* **Exercise task**:
Exactly as written, write out the lines below from the first to the one containing "err_half = [0.101, 0.037]", inclusive. Pictures do not belong in the copy.

* **Collected material**:
──────────────────────────────

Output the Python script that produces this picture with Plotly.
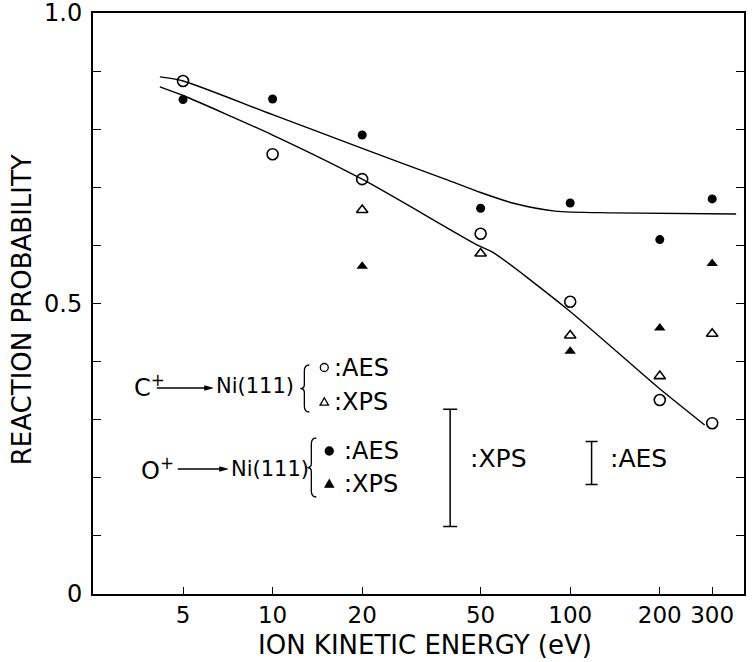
import plotly.graph_objects as go

# Ion kinetic energy (eV) and measured reaction probabilities
c_aes_energy = [5, 10, 20, 50, 100, 200, 300]
c_aes_prob = [0.883, 0.757, 0.714, 0.620, 0.503, 0.334, 0.294]

c_xps_energy = [20, 50, 100, 200, 300]
c_xps_prob = [0.661, 0.586, 0.445, 0.375, 0.448]

o_aes_energy = [5, 10, 20, 50, 100, 200, 300]
o_aes_prob = [0.851, 0.852, 0.790, 0.664, 0.673, 0.610, 0.680]

o_xps_energy = [20, 100, 200, 300]
o_xps_prob = [0.564, 0.418, 0.458, 0.569]

# Hand-drawn trend curves
o_curve_energy = [4.18, 5, 10, 20, 38, 50, 64, 89, 138, 361]
o_curve_prob = [0.890, 0.883, 0.825, 0.767, 0.714, 0.691, 0.673, 0.659, 0.656, 0.654]

c_curve_energy = [4.18, 5, 10, 20, 49, 55, 99, 198, 283]
c_curve_prob = [0.873, 0.858, 0.790, 0.714, 0.600, 0.588, 0.488, 0.355, 0.291]

# Typical uncertainty of each technique (centre, half-length)
err_labels = ["XPS", "AES"]
err_energy = [39.5, 118]
err_center = [0.217, 0.2255]
err_half = [0.101, 0.037]

x_ticks = [5, 10, 20, 50, 100, 200, 300]
y_ticks = [0, 0.5, 1.0]
y_ticktext = ["0", "0.5", "1.0"]

FONT = "DejaVu Sans"
W, H = 754, 662
L, R, T, B = 93, 746, 13, 594


def fx(px):
    return (px - L) / (R - L)


def fy(py):
    return (B - py) / (B - T)


fig = go.Figure()

line_style = dict(color="black", width=1.4, shape="spline", smoothing=0.7)
fig.add_trace(go.Scatter(x=o_curve_energy, y=o_curve_prob, mode="lines", line=line_style))
fig.add_trace(go.Scatter(x=c_curve_energy, y=c_curve_prob, mode="lines", line=line_style))

fig.add_trace(go.Scatter(
    x=c_aes_energy, y=c_aes_prob, mode="markers",
    marker=dict(symbol="circle-open", size=11, color="black", line=dict(width=1.6))))
fig.add_trace(go.Scatter(
    x=c_xps_energy, y=c_xps_prob, mode="markers",
    marker=dict(symbol="triangle-up-open", size=10, color="black", line=dict(width=1.6))))
fig.add_trace(go.Scatter(
    x=o_aes_energy, y=o_aes_prob, mode="markers",
    marker=dict(symbol="circle", size=9, color="black")))
fig.add_trace(go.Scatter(
    x=o_xps_energy, y=o_xps_prob, mode="markers",
    marker=dict(symbol="triangle-up", size=10, color="black")))

# Error-bar keys
for i, lab in enumerate(err_labels):
    fig.add_trace(go.Scatter(
        x=[err_energy[i]], y=[err_center[i]], mode="markers",
        marker=dict(size=1, color="rgba(0,0,0,0)"),
        error_y=dict(type="data", array=[err_half[i]], color="black",
                     thickness=1.5, width=7 if lab == "XPS" else 6)))

shapes = []
annotations = []


def text(s, x, y, size=24, xanchor="left"):
    annotations.append(dict(
        text=s, x=fx(x), y=fy(y), xref="paper", yref="paper",
        xanchor=xanchor, yanchor="middle", showarrow=False,
        font=dict(family=FONT, size=size, color="black")))


def arrow(x0, x1, y):
    shapes.append(dict(type="line", xref="paper", yref="paper",
                       x0=fx(x0), x1=fx(x1 - 5), y0=fy(y), y1=fy(y),
                       line=dict(color="black", width=1.3)))
    shapes.append(dict(type="path", xref="paper", yref="paper",
                       path=f"M {fx(x1)},{fy(y)} L {fx(x1 - 8)},{fy(y - 2.2)} "
                            f"L {fx(x1 - 8)},{fy(y + 2.2)} Z",
                       fillcolor="black", line=dict(color="black", width=0.8)))


def brace(xr, xs, xt, ytop, ybot):
    ym = (ytop + ybot) / 2
    p = (f"M {fx(xr)},{fy(ytop)} Q {fx(xs)},{fy(ytop)} {fx(xs)},{fy(ytop + 6)} "
         f"L {fx(xs)},{fy(ym - 4)} Q {fx(xs)},{fy(ym)} {fx(xt)},{fy(ym)} "
         f"Q {fx(xs)},{fy(ym)} {fx(xs)},{fy(ym + 4)} "
         f"L {fx(xs)},{fy(ybot - 6)} Q {fx(xs)},{fy(ybot)} {fx(xr)},{fy(ybot)}")
    shapes.append(dict(type="path", xref="paper", yref="paper", path=p,
                       line=dict(color="black", width=1.3)))


def key_circle(x, y, r, filled):
    shapes.append(dict(type="circle", xref="paper", yref="paper",
                       x0=fx(x - r), x1=fx(x + r), y0=fy(y + r), y1=fy(y - r),
                       fillcolor="black" if filled else "rgba(0,0,0,0)",
                       line=dict(color="black", width=1.3)))


def key_triangle(x, y, s, filled):
    shapes.append(dict(type="path", xref="paper", yref="paper",
                       path=f"M {fx(x)},{fy(y - s)} L {fx(x - s)},{fy(y + s * 0.75)} "
                            f"L {fx(x + s)},{fy(y + s * 0.75)} Z",
                       fillcolor="black" if filled else "rgba(0,0,0,0)",
                       line=dict(color="black", width=1.3)))


# C+ row
text("C<sup>+</sup>", 132, 386)
arrow(157, 213, 388)
text("Ni(111)", 214, 386, size=21)
brace(310, 305, 301, 365, 412)
key_circle(325, 367.5, 4, False)
text(":AES", 333, 367.5)
key_triangle(325, 402, 4.2, False)
text(":XPS", 333, 401.5)

# O+ row
text("O<sup>+</sup>", 139, 469)
arrow(178, 228, 469)
text("Ni(111)", 229, 469, size=21)
brace(317, 312, 308, 438, 497)
key_circle(330, 451, 4, True)
text(":AES", 343, 451)
key_triangle(330, 484, 4.2, True)
text(":XPS", 343, 484)

# Error-bar key labels
text(":XPS", 469, 458, size=25)
text(":AES", 610, 458, size=25)

# Y tick labels, placed beside the frame
for v, lab in zip(y_ticks, y_ticktext):
    annotations.append(dict(
        text=lab, x=fx(84), y=v, xref="paper", yref="y",
        xanchor="right", yanchor="middle", showarrow=False,
        font=dict(family=FONT, size=24, color="black")))

# Axis titles
text("ION KINETIC ENERGY (eV)", 426, 645, size=26, xanchor="center")
annotations.append(dict(
    text="REACTION PROBABILITY", x=fx(22), y=fy(310), xref="paper", yref="paper",
    xanchor="center", yanchor="middle", textangle=-90, showarrow=False,
    font=dict(family=FONT, size=26, color="black")))

fig.update_layout(
    width=W, height=H,
    margin=dict(l=L, r=W - R, t=T, b=H - B),
    paper_bgcolor="white", plot_bgcolor="white",
    showlegend=False,
    shapes=shapes, annotations=annotations,
    font=dict(family=FONT, size=23, color="black"),
)

fig.update_xaxes(
    type="log", range=[0.3965, 2.584],
    tickmode="array", tickvals=x_ticks, ticktext=[str(v) for v in x_ticks],
    ticks="inside", ticklen=7, tickwidth=1.4, tickcolor="black",
    showline=True, linewidth=1.6, linecolor="black", mirror=True,
    showgrid=False, zeroline=False,
    tickfont=dict(family=FONT, size=23, color="black"),
)
fig.update_yaxes(
    range=[0, 1.0],
    tickmode="array", tickvals=y_ticks, showticklabels=False,
    ticks="inside", ticklen=8, tickwidth=1.4, tickcolor="black",
    minor=dict(dtick=0.1, tick0=0, ticks="inside", ticklen=8,
               tickwidth=1.4, tickcolor="black", showgrid=False),
    showline=True, linewidth=1.6, linecolor="black", mirror="ticks",
    showgrid=False, zeroline=False,
)

fig.write_html("out.html")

──────────────────────────────

* **Exercise solution**:
Output the Python script that produces this picture with Plotly.
import plotly.graph_objects as go

# Ion kinetic energy (eV) and measured reaction probabilities
c_aes_energy = [5, 10, 20, 50, 100, 200, 300]
c_aes_prob = [0.883, 0.757, 0.714, 0.620, 0.503, 0.334, 0.294]

c_xps_energy = [20, 50, 100, 200, 300]
c_xps_prob = [0.661, 0.586, 0.445, 0.375, 0.448]

o_aes_energy = [5, 10, 20, 50, 100, 200, 300]
o_aes_prob = [0.851, 0.852, 0.790, 0.664, 0.673, 0.610, 0.680]

o_xps_energy = [20, 100, 200, 300]
o_xps_prob = [0.564, 0.418, 0.458, 0.569]

# Hand-drawn trend curves
o_curve_energy = [4.18, 5, 10, 20, 38, 50, 64, 89, 138, 361]
o_curve_prob = [0.890, 0.883, 0.825, 0.767, 0.714, 0.691, 0.673, 0.659, 0.656, 0.654]

c_curve_energy = [4.18, 5, 10, 20, 49, 55, 99, 198, 283]
c_curve_prob = [0.873, 0.858, 0.790, 0.714, 0.600, 0.588, 0.488, 0.355, 0.291]

# Typical uncertainty of each technique (centre, half-length)
err_labels = ["XPS", "AES"]
err_energy = [39.5, 118]
err_center = [0.217, 0.2255]
err_half = [0.101, 0.037]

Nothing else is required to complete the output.